The gamble was real. Without traditional auditions, Davis admits, “We didn’t truly know how they’d perform on camera until we were on set, and we embraced that risk.”
The result is a film that lives between forms. “The idea of a group of men bonding in a bar feels like a fable,” Davis says. “I was curious what would happen if we grounded that in reality and told the story with real people playing themselves, improvising dialogue. That gave the film a unique space, both storybook-like and documentary in its texture.”
Though shot in a Moose Lodge in California, the setting feels timeless and universal. Davis and his team stripped away modern distractions and regional markers to create something archetypal. “The goal was something detailed and textured, yet archetypal, like a fable.”

Improvisation became the engine of the narrative. During an early fitting, one performer began playfully heckling the others, a spontaneous act that reshaped the film. “That energy became central to the film and led to the sing-off structure,” Davis recalls. “We built the narrative around discoveries like that.”
The production method reinforced that spontaneity. Davis directed, shot and edited the film himself, a workflow rooted in his documentary background. “I don’t think of those roles as separate,” he says. “Just filmmaking.”
To preserve immediacy, sound rolled continuously, even when the camera did not. “Because we shot on film, we only rolled occasionally, they never knew exactly when we were filming,” Davis explains. “Visually, we kept the camera restrained and classical, which allowed freedom within the frame for improvisation.”
Music, in turn, functions as emotional dialogue. Davis encouraged performers to move beyond lyrics and infuse songs with personal meaning. In one especially moving moment, a cast member dedicated his performance to his late wife. “That made the moment profoundly real,” Davis says.
Despite its hybrid nature, The Singers was positioned strategically as a narrative short. “We presented it as a narrative short with documentary sensibilities,” Davis notes. Momentum built gradually across the festival circuit, with a key Oscar-qualifying Grand Jury Prize accelerating its awards trajectory.

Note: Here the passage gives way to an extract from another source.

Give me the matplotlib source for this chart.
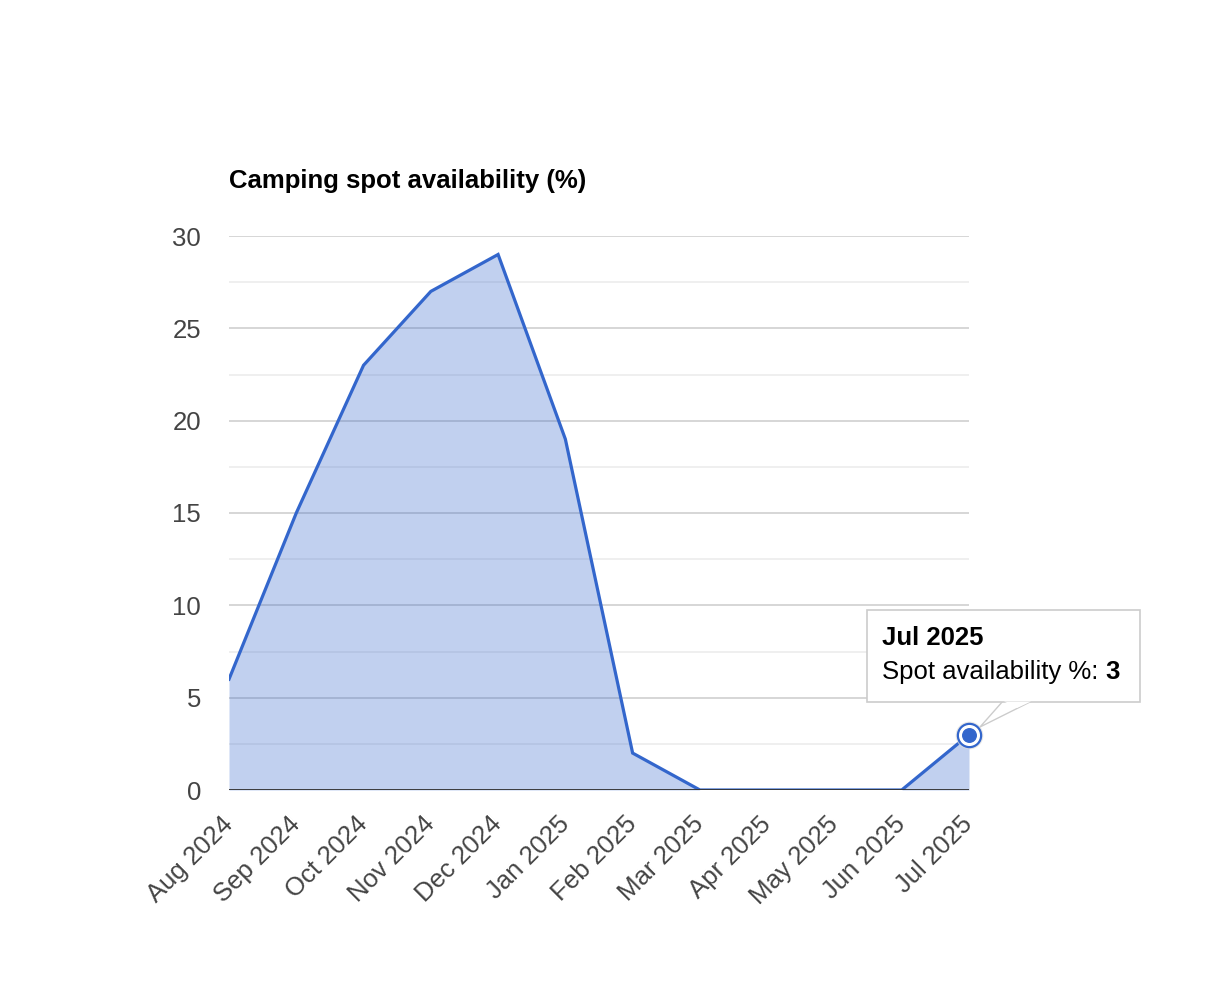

Now, with its release on Netflix, the film reaches a global audience, a milestone Davis describes as transformative. “For short filmmakers, exposure is the return on investment. An Oscar nomination and Netflix release are best-case scenarios.”

At its core, The Singers is a love letter to underdogs, a celebration of resilience and artistic reinvention discovered through algorithms but revealed through human connection. “Audiences have always loved underdogs,” Davis reflects. “What feels current is that we used social media to find them, then made something deeply human and handmade. It’s a healthy use of technology.”
The emotional openness that defines the film was cultivated carefully on set. “It began with building trust over time,” Davis says. “Because the cast weren’t career actors, the stakes felt lower. It was a life experience for them, not a make-or-break moment.”
Audience reactions have reshaped his own creative philosophy. “Earlier in my career, I was wary of being earnest,” he admits. “But there’s something powerful about making something ambitious that also makes people feel good.”
In the end, Davis insists there was no calculated balance between art and awards. “We took risks without thinking about commercial viability,” he says. “It’s gratifying that something unconventional resonated with both Netflix and the Academy.”
From a 19th-century Russian short story to a modest pub filled with overlooked men, The Singers argues that vulnerability is an act of courage, and that extraordinary beauty can emerge from the most ordinary rooms.